Supreme Court allows Trump’s travel ban to go into effect, as legal challenges continue

Supreme Court allows Trump’s travel ban to go into effect, as legal challenges continue
Protesters hold signs during a demonstration against President Donald Trump’s revised travel ban. Ted S. Warren/AP
Protesters hold signs during a demonstration against President Donald Trump’s revised travel ban. Ted S. Warren/AP

The Supreme Court on Monday allowed President Donald Trump to fully enforce his divisive travel ban as legal challenges to the ban proceed, marking a major win for the administration.

In the third version of the Trump administration’s travel ban, citizens from Chad, Iran, Libya, North Korea, Somalia, Syria, Venezuela and Yemen — six of which are majority-Muslim — face restrictions entering the United States.
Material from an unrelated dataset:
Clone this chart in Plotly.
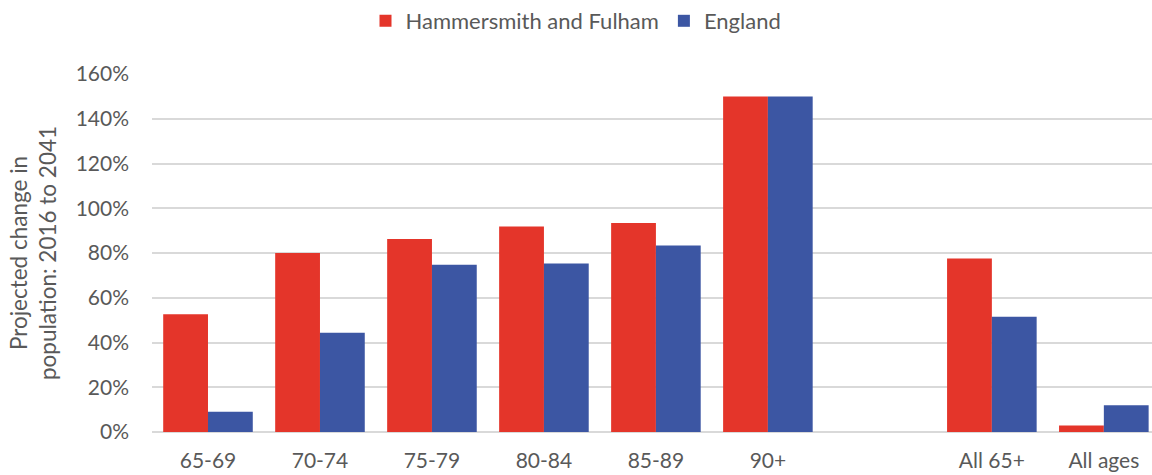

The decision supersedes lower court rulings, which limited enforcement of Trump’s ban, allowing those from the banned-country list to enter the U.S. if they had a “close familial relationship” with someone currently in the country.
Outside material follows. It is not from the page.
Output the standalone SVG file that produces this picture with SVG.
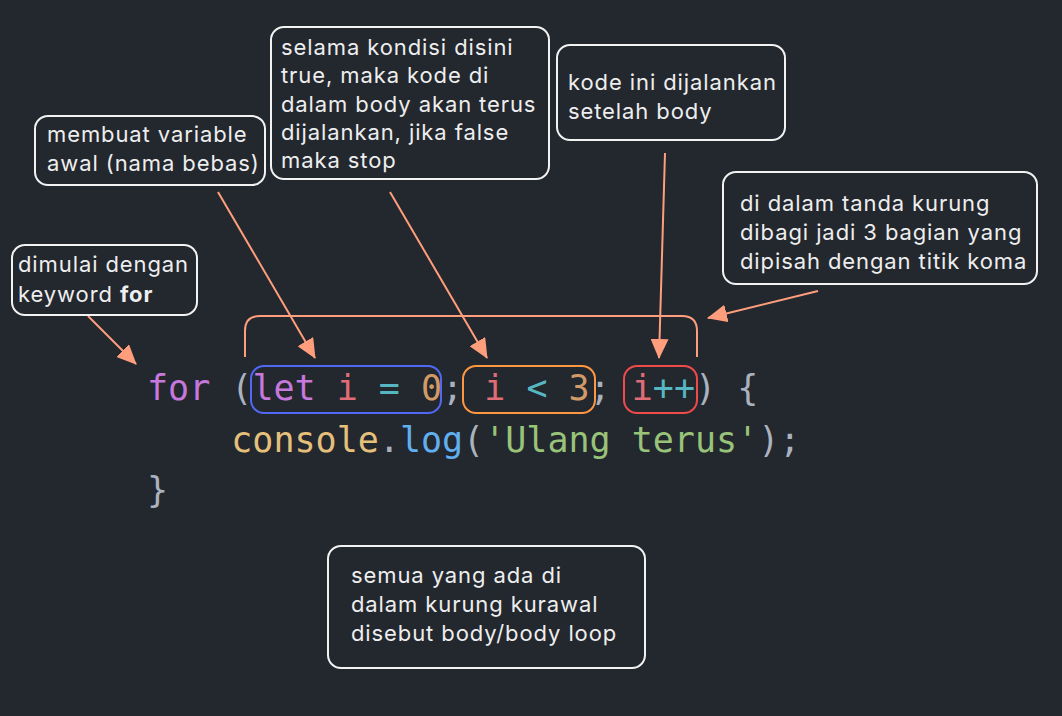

Justices Ruth Bader Ginsburg and Sonia Sotomayor indicated in the ruling that they would have left the lower court rulings in place.

Two lower courts are slated to hear arguments on the travel ban this week. The Supreme Court decision on Monday asked those courts to make their decisions quickly.

Opponents of the ban say it discriminates on the basis of religion, and filed a letter with the Supreme Court on Monday to make the justices aware of recent anti-Muslim retweets Trump made.